TIFTON, Ga. — Alleviating a shortage of mental health providers in rural areas will be one of the goals of a new articulation agreement between Abraham Baldwin Agricultural College (ABAC) and Valdosta State University (VSU).

Dean Matthew Anderson of the ABAC School of Arts and Sciences said the agreement guarantees qualified ABAC graduates with a bachelor’s degree in Rural Community Development an interview and consideration for acceptance into VSU’s Marriage and Family Therapy master’s degree program.

“There is a shortage of mental health providers in rural areas, and it is hoped that the new collaboration might contribute to addressing this need,” Anderson said. “We are thrilled to be collaborating with our colleagues at Valdosta State on this new agreement, which will help our students who aspire to be marriage and family therapists achieve their goals.

“We hope that by keeping ABAC students in the region for their graduate degree, we may increase the likelihood that they remain in the area and help build our local communities.”
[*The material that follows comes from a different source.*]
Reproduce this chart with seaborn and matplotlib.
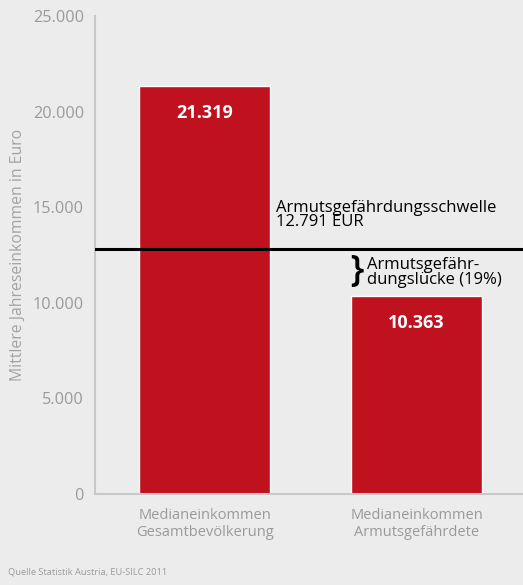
import pandas as pd
import matplotlib
matplotlib.use("Agg")
import matplotlib.pyplot as plt
import seaborn as sns

# data
categories = ["Medianeinkommen\nGesamtbevölkerung", "Medianeinkommen\nArmutsgefährdete"]
values = [21319, 10363]
value_labels = ["21.319", "10.363"]
threshold = 12791
y_ticks = [0, 5000, 10000, 15000, 20000, 25000]
y_ticklabels = ["0", "5.000", "10.000", "15.000", "20.000", "25.000"]

bg = "#ececec"
red = "#c0111f"
grey = "#9a9a9a"

sns.set_theme(style="white")
plt.rcParams['font.family'] = ['Open Sans', 'DejaVu Sans']

df = pd.DataFrame({"kategorie": categories, "wert": values})

fig = plt.figure(figsize=(5.23, 5.85), dpi=100)
fig.patch.set_facecolor(bg)
ax = fig.add_axes([95 / 523, 91 / 585, 428 / 523, 478 / 585])
ax.set_facecolor(bg)

sns.barplot(data=df, x="kategorie", y="wert", color=red, width=0.618,
            saturation=1, ax=ax)

ax.set_xlim(-0.5165, 1.502)
ax.set_ylim(0, 25000)
ax.set_yticks(y_ticks)
ax.set_yticklabels(y_ticklabels, color=grey, fontsize=11.7)
ax.tick_params(axis="y", length=0, pad=8)
ax.tick_params(axis="x", length=0, pad=10, labelsize=10.5, labelcolor=grey)
ax.set_xlabel("")
ax.set_ylabel("Mittlere Jahreseinkommen in Euro", color="#a3a3a3", fontsize=11.3, labelpad=5)

for s in ["top", "right"]:
    ax.spines[s].set_visible(False)
for s in ["left", "bottom"]:
    ax.spines[s].set_color("#c8c8c8")
    ax.spines[s].set_linewidth(1.5)

# value labels inside bars
for i, (v, lab) in enumerate(zip(values, value_labels)):
    ax.text(i, v - 1400, lab, color="white", fontsize=13, fontweight="bold",
            ha="center", va="center")

# threshold line
ax.axhline(threshold, color="black", linewidth=2.2, zorder=5)
ax.text(0.335, threshold + 1000, "Armutsgefährdungsschwelle\n12.791 EUR",
        fontsize=12, color="black", ha="left", va="bottom", linespacing=0.9)

# gap bracket
gap_mid = (threshold + values[1]) / 2
ax.text(0.688, gap_mid + 60, "}", fontsize=26, fontweight="semibold", color="black",
        ha="left", va="center")
ax.text(0.765, gap_mid, "Armutsgefähr-\ndungslücke (19%)", fontsize=12,
        color="black", ha="left", va="center", linespacing=0.9)

fig.text(8 / 523, 1 - 572 / 585, "Quelle Statistik Austria, EU-SILC 2011",
         fontsize=6.7, color=grey, ha="left", va="center")

fig.savefig("out.png", dpi=100, facecolor=bg)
Heather M. Kelley, interim department head and associate professor in the Department of Human Services at VSU, said the graduate degree strengthens the foundation of the ABAC bachelor’s degree in Rural Community Development.

“A graduate degree in Marriage and Family Therapy provides training that no other mental health field offers,” Kelley said.  “It is direct, face-to-face training with real people who have real, often painful problems.”

Jennifer Lambert-Shute, VSU professor of Marriage and Family Therapy, adds, “The skills and training students receive while earning a Bachelor’s degree in Rural Community Development is a complement to the education and training they receive in the Marriage and Family Therapy program at VSU. The degree from ABAC is an interdisciplinary degree that equips students to work within the health, social, political, economic, and culturally diverse aspects of rural communities.”

Martha Laughlin, VSU program director of Marriage and Family Therapy, said graduates should find a welcoming job market.

“The combination of a BA in Rural Community Development and a Masters in Marriage and Family Therapy readies graduates for employment in private practice, public and private mental health businesses, mental health agencies, schools, hospitals, medical offices, clinics, geriatrics, police departments, the court system, the military, the Veterans Administration, military overseas opportunities, correctional facilities, health maintenance organizations (HMOs), home-based therapy, and more,” Laughlin said.  “The U.S. Bureau of Labor Statistics predicts the number of Marriage and Family therapists will grow 22 per cent through 2028.”

Martinez Franco, ABAC’s department chair of Rural Studies, said collaboration among institutions is essential in the current fast-changing job market.

“We are preparing students to solve problems and create positive social, economic, political, and cultural impacts in rural areas,” Franco said.  “With this agreement, more students will be committed to our rural communities."